Work to do: Your task is to retype the lines from the opening of the material through the line that includes "const yTicks = [0.01, 0.1, 1, 10, 100, 1000, 10000];". Do not copy the pictures.

Source material:
================================
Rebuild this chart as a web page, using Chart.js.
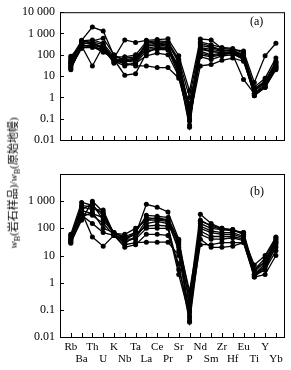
<!DOCTYPE html>
<html>
<head>
<meta charset="utf-8">
<script src="https://cdn.jsdelivr.net/npm/chart.js@4/dist/chart.umd.min.js"></script>
<style>
  body { margin: 0; background: #fff; }
  #wrap { position: relative; width: 291px; height: 370px; }
  canvas { position: absolute; left: 0; top: 0; }
  .tag { position: absolute; font: 12px "Liberation Serif", serif; color: #000; }
  #ylab {
    position: absolute; left: 13px; top: 183px; white-space: nowrap;
    transform: translate(-50%, -50%) rotate(-90deg);
    font: 11px "Liberation Serif", "Noto Sans CJK SC", serif; color: #000;
  }
  #ylab sub { font-size: 8px; }
</style>
</head>
<body>
<div id="wrap">
  <canvas id="ca" width="291" height="370"></canvas>
  <canvas id="cb" width="291" height="370"></canvas>
  <div class="tag" style="left:250px; top:14px;">(a)</div>
  <div class="tag" style="left:250px; top:184px;">(b)</div>
  <div id="ylab"><i>w</i><sub>B</sub>(岩石样品)/<i>w</i><sub>B</sub>(原始地幔)</div>
</div>
<script>
// elements, primitive mantle normalised
const elements = ["Rb", "Ba", "Th", "U", "K", "Nb", "Ta", "La", "Ce", "Pr", "Sr", "P", "Nd", "Sm", "Zr", "Hf", "Eu", "Ti", "Y", "Yb"];
const yTicks = [0.01, 0.1, 1, 10, 100, 1000, 10000];

// panel (a)
const a1 = [40, 480, 2000, 1300, 90, 60, 70, 300, 350, 320, 50, 0.3, 280, 220, 160, 150, 60, 2.5, 6, 30];
const a2 = [85, 280, 250, 130, 70, 500, 380, 480, 520, 560, 90, 2.0, 550, 500, 200, 180, 150, 5, 90, 350];
const a3 = [60, 350, 350, 200, 60, 11, 13, 120, 220, 200, 30, 0.2, 200, 150, 120, 130, 100, 2, 5, 40];
const a4 = [25, 200, 280, 150, 55, 40, 30, 30, 25, 25, 8, 0.1, 30, 35, 55, 70, 50, 1.5, 3, 25];
const a5 = [30, 260, 30, 260, 65, 60, 55, 260, 300, 250, 25, 0.15, 150, 100, 120, 110, 60, 1.5, 4, 35];
const a6 = [50, 400, 450, 600, 100, 50, 60, 350, 400, 380, 40, 0.3, 350, 250, 170, 160, 100, 2, 5, 45];
const a7 = [20, 300, 400, 300, 60, 50, 45, 200, 250, 220, 20, 0.05, 180, 140, 130, 140, 80, 1.2, 3, 20];
const a8 = [35, 380, 300, 250, 45, 70, 80, 250, 300, 300, 15, 0.04, 220, 180, 150, 170, 90, 1.5, 4, 25];
const a9 = [28, 220, 220, 180, 70, 35, 40, 90, 120, 100, 10, 0.08, 80, 60, 90, 100, 7, 1.5, 4, 30];
const a10 = [45, 330, 380, 220, 50, 30, 40, 150, 180, 170, 12, 0.5, 120, 90, 110, 130, 70, 2, 6, 50];
const a11 = [70, 450, 500, 350, 80, 80, 100, 400, 450, 420, 60, 1.0, 400, 300, 220, 200, 120, 3, 8, 70];
const a12 = [22, 250, 300, 200, 40, 55, 60, 180, 200, 190, 18, 0.08, 100, 80, 100, 120, 60, 1.2, 3, 22];

// panel (b)
const b1 = [30, 200, 1000, 400, 60, 30, 50, 200, 250, 200, 30, 0.05, 150, 100, 90, 80, 70, 2, 5, 30];
const b2 = [60, 900, 700, 300, 70, 40, 60, 770, 600, 400, 40, 0.3, 330, 150, 100, 85, 70, 3, 8, 45];
const b3 = [35, 400, 48, 22, 55, 25, 30, 31, 31, 31, 10, 0.08, 25, 25, 30, 30, 30, 1.8, 3, 15];
const b4 = [45, 600, 500, 470, 60, 30, 45, 150, 180, 150, 20, 0.04, 120, 80, 70, 70, 50, 1.6, 4, 20];
const b5 = [40, 500, 800, 200, 65, 50, 70, 300, 280, 250, 35, 0.15, 200, 120, 90, 90, 60, 2.5, 6, 40];
const b6 = [55, 350, 300, 150, 55, 20, 25, 60, 60, 55, 5, 0.035, 40, 20, 20, 22, 30, 1.6, 2, 10];
const b7 = [28, 250, 400, 100, 70, 45, 60, 120, 130, 120, 3, 0.1, 80, 50, 50, 50, 40, 2, 3, 25];
const b8 = [50, 700, 600, 350, 60, 35, 80, 250, 220, 200, 25, 0.5, 100, 70, 60, 60, 45, 4.5, 10, 48];
const b9 = [33, 300, 150, 70, 55, 40, 40, 100, 100, 100, 2, 0.06, 60, 40, 40, 45, 35, 3, 6, 35];
const b10 = [38, 450, 350, 250, 65, 60, 100, 200, 200, 180, 15, 0.2, 180, 130, 100, 90, 60, 2, 4, 30];

const seriesA = [a1, a2, a3, a4, a5, a6, a7, a8, a9, a10, a11, a12];
const seriesB = [b1, b2, b3, b4, b5, b6, b7, b8, b9, b10];

const serif = "'Liberation Serif', serif";

// frame + inward ticks
const framePlugin = {
  id: "frame",
  afterDraw(chart) {
    const { ctx, chartArea: a, scales } = chart;
    ctx.save();
    ctx.strokeStyle = "#000";
    ctx.lineWidth = 1;
    ctx.strokeRect(a.left + 0.5, a.top + 0.5, a.right - a.left, a.bottom - a.top);
    ctx.beginPath();
    elements.forEach((_, i) => {
      const x = Math.round(scales.x.getPixelForValue(i)) + 0.5;
      ctx.moveTo(x, a.bottom);
      ctx.lineTo(x, a.bottom - 4);
    });
    yTicks.forEach(v => {
      const y = Math.round(scales.y.getPixelForValue(v)) + 0.5;
      ctx.moveTo(a.left, y);
      ctx.lineTo(a.left + 4, y);
    });
    ctx.stroke();
    ctx.restore();
  }
};

function makeChart(id, series, showX, padTop, hideTop) {
  return new Chart(document.getElementById(id), {
    type: "line",
    data: {
      datasets: series.map(s => ({
        data: s.map((v, i) => ({ x: i, y: v })),
        borderColor: "#000",
        borderWidth: 1.3,
        pointRadius: 2.5,
        pointBackgroundColor: "#000",
        pointBorderWidth: 0,
        fill: false,
        tension: 0
      }))
    },
    options: {
      responsive: false,
      animation: false,
      devicePixelRatio: 1,
      layout: { padding: { top: padTop, bottom: showX ? 0 : 197, left: 0, right: 7 } },
      plugins: { legend: { display: false }, tooltip: { enabled: false } },
      scales: {
        x: {
          type: "linear",
          min: -1,
          max: 19.75,
          display: showX,
          grid: { display: false, drawTicks: false },
          border: { display: false },
          afterBuildTicks: sc => { sc.ticks = elements.map((_, i) => ({ value: i })); },
          afterFit: sc => { sc.height = 33; },
          ticks: {
            autoSkip: false,
            maxRotation: 0,
            padding: 4,
            color: "#000",
            font: { family: serif, size: 11, lineHeight: 1.1 },
            callback: v => (v % 2 ? ["", elements[v]] : elements[v])
          }
        },
        y: {
          type: "logarithmic",
          min: 0.01,
          max: 10000,
          grid: { display: false, drawTicks: false },
          border: { display: false },
          afterBuildTicks: sc => { sc.ticks = yTicks.map(v => ({ value: v })); },
          afterFit: sc => { sc.width = 60; },
          ticks: {
            padding: 5,
            color: "#000",
            font: { family: serif, size: 12 },
            callback: v => {
              if (hideTop && v === 10000) return "";
              return v >= 1000 ? String(v).replace(/(\d)(?=(\d{3})+$)/g, "$1 ") : String(v);
            }
          }
        }
      }
    },
    plugins: [framePlugin]
  });
}

makeChart("ca", seriesA, false, 9, false);
makeChart("cb", seriesB, true, 174, true);
</script>
</body>
</html>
================================
Expected output:
Rebuild this chart as a web page, using Chart.js.
<!DOCTYPE html>
<html>
<head>
<meta charset="utf-8">
<script src="https://cdn.jsdelivr.net/npm/chart.js@4/dist/chart.umd.min.js"></script>
<style>
  body { margin: 0; background: #fff; }
  #wrap { position: relative; width: 291px; height: 370px; }
  canvas { position: absolute; left: 0; top: 0; }
  .tag { position: absolute; font: 12px "Liberation Serif", serif; color: #000; }
  #ylab {
    position: absolute; left: 13px; top: 183px; white-space: nowrap;
    transform: translate(-50%, -50%) rotate(-90deg);
    font: 11px "Liberation Serif", "Noto Sans CJK SC", serif; color: #000;
  }
  #ylab sub { font-size: 8px; }
</style>
</head>
<body>
<div id="wrap">
  <canvas id="ca" width="291" height="370"></canvas>
  <canvas id="cb" width="291" height="370"></canvas>
  <div class="tag" style="left:250px; top:14px;">(a)</div>
  <div class="tag" style="left:250px; top:184px;">(b)</div>
  <div id="ylab"><i>w</i><sub>B</sub>(岩石样品)/<i>w</i><sub>B</sub>(原始地幔)</div>
</div>
<script>
// elements, primitive mantle normalised
const elements = ["Rb", "Ba", "Th", "U", "K", "Nb", "Ta", "La", "Ce", "Pr", "Sr", "P", "Nd", "Sm", "Zr", "Hf", "Eu", "Ti", "Y", "Yb"];
const yTicks = [0.01, 0.1, 1, 10, 100, 1000, 10000];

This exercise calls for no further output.